According to the January 2003 Drug Abuse Warning Network (DAWN) Report published by SAMHSA’s OAS, the incidence of abuse of prescription opioid pain medications (also known as narcotics) such as hydrocodone, oxycontin, Lortab, narco, and percocet, among others, has risen markedly in recent years (Crane 2003). From 1994 to 2001, there was a 117% increase in emergency room visits related to opioid abuse. According to the DAWN Mortality Data Report for 2002 (SAMHSA 2002), hydrocodone ranked among the 10 most common drugs related to deaths in 18 cities. Oxycodone ranked among the 10 most common drugs related to deaths in 19 cities, including Philadelphia (88), Baltimore (34), Boston (34), Phoenix (34), and Miami (28).

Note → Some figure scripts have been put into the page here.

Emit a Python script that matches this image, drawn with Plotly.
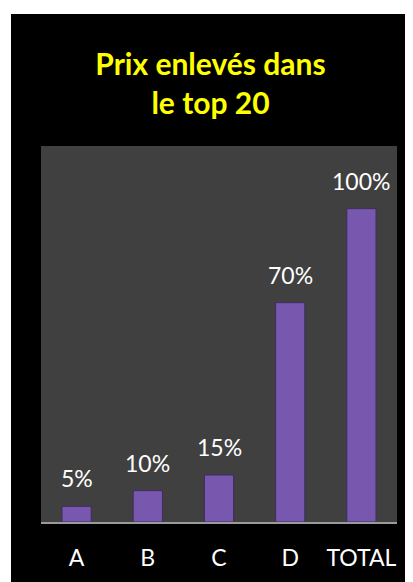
import plotly.graph_objects as go

categories = ["A", "B", "C", "D", "TOTAL"]
values = [5, 10, 15, 70, 100]
labels = ["5%", "10%", "15%", "70%", "100%"]
title_text = "Prix enlevés dans<br>le top 20"

# page body adds an 8px offset, so the figure is drawn 8px smaller
OFF = 8
W, H = 413 - OFF, 582 - OFF
L, R, T, B = 41 - OFF, 16, 146 - OFF, 60
pw, ph = W - L - R, H - T - B

def px_x(p):
    return (p - OFF - L) / pw

def px_y(p):
    return (H + OFF - B - p) / ph

fig = go.Figure()
fig.add_trace(go.Bar(
    x=categories, y=values,
    marker=dict(color="#7858ae", line=dict(color="#3e2c60", width=1)),
    width=0.41,
    hoverinfo="skip",
))

for c, v, t in zip(categories, values, labels):
    fig.add_annotation(x=c, y=v, text=t, showarrow=False, yanchor="middle",
                       yshift=28, font=dict(family="Lato", size=23, color="white"))

white = dict(fillcolor="white", line=dict(width=0), layer="below", xref="paper", yref="paper", type="rect")
shapes = [
    dict(x0=px_x(-20), x1=px_x(440), y0=px_y(-20), y1=px_y(14), **white),
    dict(x0=px_x(-20), x1=px_x(11), y0=px_y(-20), y1=px_y(600), **white),
]

fig.update_layout(
    width=W, height=H,
    margin=dict(l=L, r=R, t=T, b=B, pad=0),
    paper_bgcolor="black",
    plot_bgcolor="#404040",
    showlegend=False,
    shapes=shapes,
    title=dict(text=title_text, x=px_x(219), xanchor="center", y=1 - (75 - OFF) / H, yanchor="middle",
               font=dict(family="Lato", size=30, color="#ffff00", weight="bold")),
    bargap=0.59,
    xaxis=dict(showline=True, linecolor="#9a9a9a", linewidth=2, ticks="",
               tickfont=dict(family="Lato", size=23, color="white"), showgrid=False,
               ticklabelstandoff=14),
    yaxis=dict(range=[0, 120], visible=False, showgrid=False, zeroline=False),
)

fig.write_html("out.html")
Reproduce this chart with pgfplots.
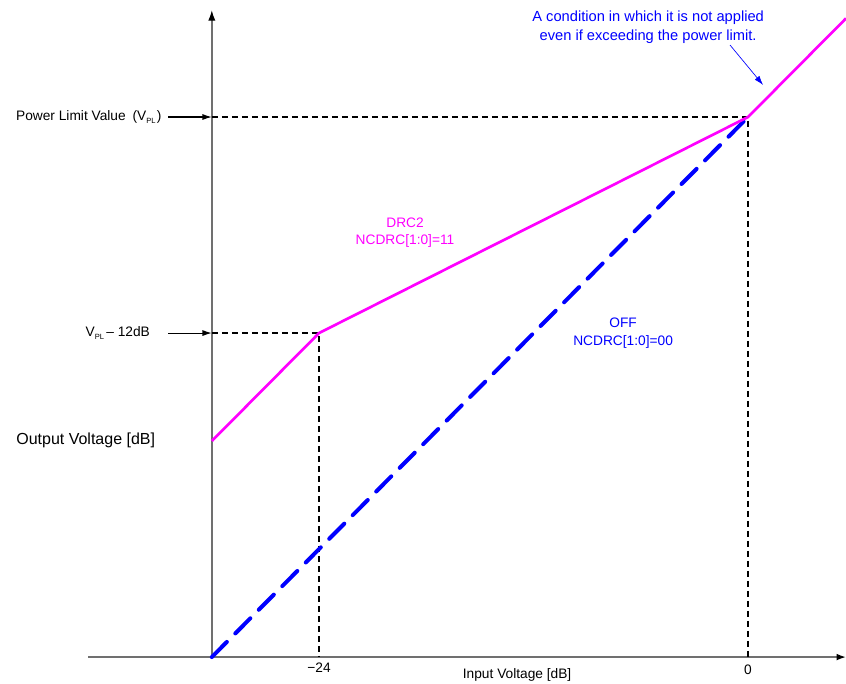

Examples of opioids are: Painkillers such as; morphene, hydrocodone,, and oxycodone. Heroin is also an opioid and is illegal.
Opioid drugs sold under brand names include: oxycontin, percocet, vicoden, percodan, and demerol among others.
Drugs that are not opioids are: Cocaine, methamphetamines, ecstasy, LSD, GHB, Ketamine, other club drugs, or steroids.
TREATMENT OPTIONS FOR OPIATE ADDICTION
Until the introduction of buprenorphine in 2004, there were few choices for detoxing from opioid medications. They were Methadone maintenance, inpatient hospitalization, or “cold turkey”
At Medical Detox Center, we use Suboxone for treatment of Opiate Addiction
SUBOXONE is the first opioid medication approved under DATA 2000 for the treatment of opioid dependence in an office-based setting. SUBOXONE also can be dispensed for take-home use, just as any other medicine for other medical conditions.
The primary active ingredient in SUBOXONE is buprenorphine.
Because buprenorphine is a partial opioid agonist, its opioid effects are limited compared with those produced by full opioid agonists, such as oxycodone or heroin. SUBOXONE also contains naloxone, an opioid antagonist.
SUBOXONE at the appropriate dose may be used to:
Suppress symptoms of opioid withdrawal
Decrease cravings for opioids
Reduce illicit opioid use
Block the effects of other opioids
Help patients stay in treatment
Acceptance for Suboxone Treatment
Not everyone is a candidate for Suboxone treatment. Some of the criteria are:
Must be 18 years old or older
Women must not be pregnant
Persons with certain medical conditions may not be appropriate
Current usage of certain medications
Must be willing to contract for two months, including contracting for random drug screens
Health care professionals may be accepted if in compliance with state regulations
We do not file insurance for the Medical Detox Clinic. However, if you do have insurance, you may use it for Suboxone and other prescribed medications.